I’ve been meaning to mention this, but keep forgetting. Changing the floor call to truncation will cause defects (if any of the inputs are negative). This should be choosing the lower coordinate of cube (cell) which contains the evaluation point. You might what to try using this instead and then check the results (vs. performance):
gx = (x > 0 ? (int)x : (int)(x-1)) & 0xff; // etc for gy,gz
(edit: Of course this is introducing 3 if’s. Leaving the code as-is is correct as long as the input space is limited to positive.)
And another complete aside: Perlin presented a replacement for gradient noise, called simplex noise, sometime around 2000/2001 which has less defects and is faster (although maybe not in low dimensions).
I’m not familiar with the more recent version of GCC. If memory serves there are multiple sets of options related to CPU specific code gen (as opposed to general optimization). The first set basically specifies the allowed set of opcodes to use and the second is the specific hardware to target for coding scheduling. So, for instance, you could only allow opcodes present in the P3, but set the scheduling for a newer processor.

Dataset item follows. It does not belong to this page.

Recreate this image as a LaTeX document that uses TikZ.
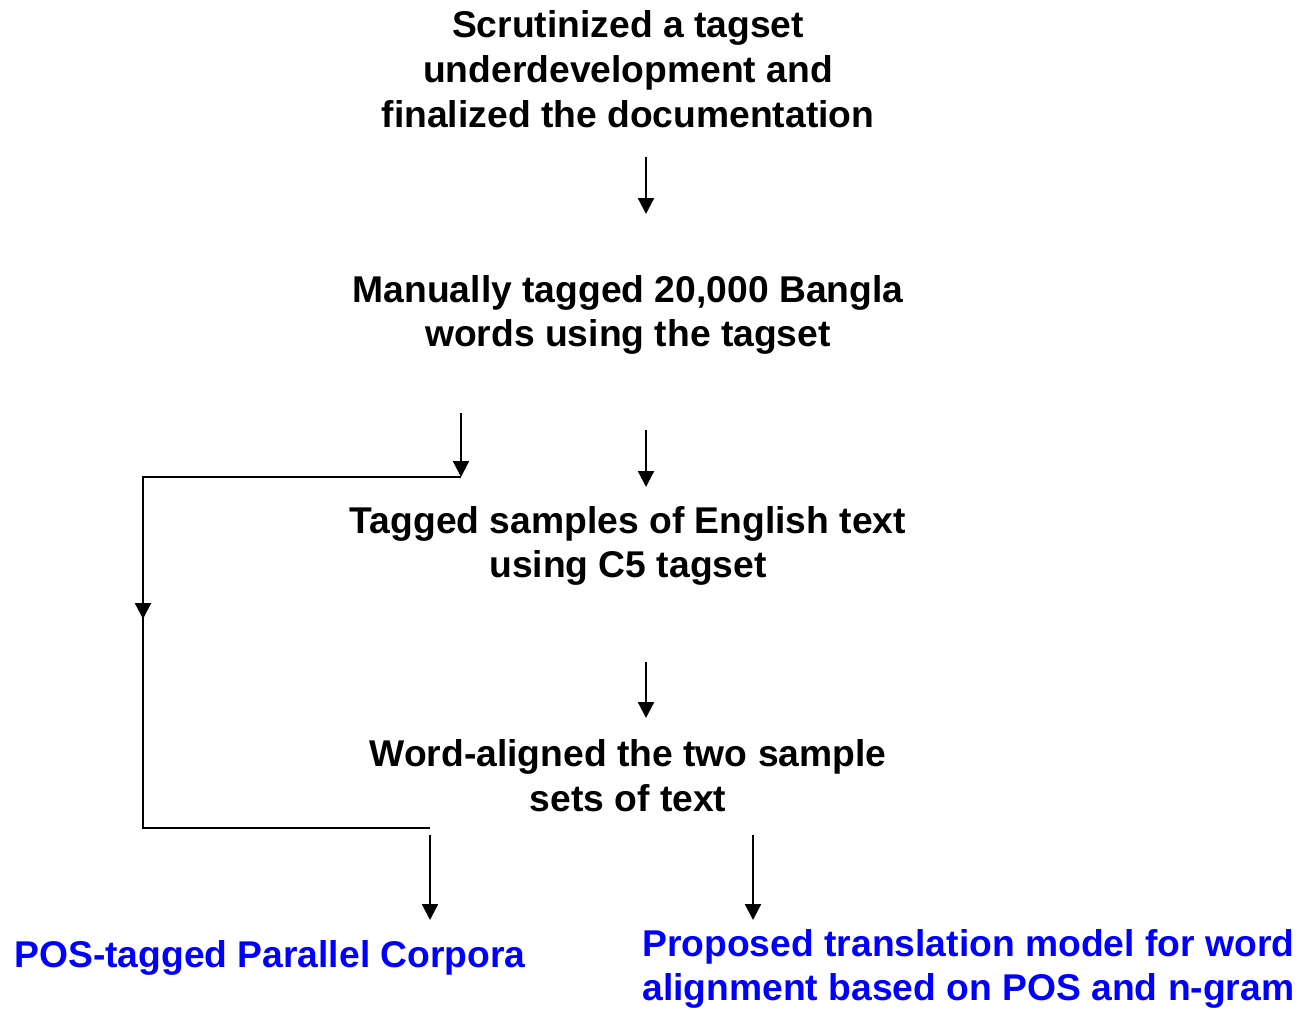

I’m pretty sure that they did add a basic switch that says “do the best you can for this machine” switch.
For SIMD, in addition to prefetching, since you’re array processing you could do non-temporal stores. Well, actually you could do non-temporal stores in the scalar code…just means directly writing _mm_XXX instead of the compiler doing it for you.
@CommaderKeith: If only this was more common. In theory runtime compiled code could virtually always be faster. (Go LLVM & Shark!)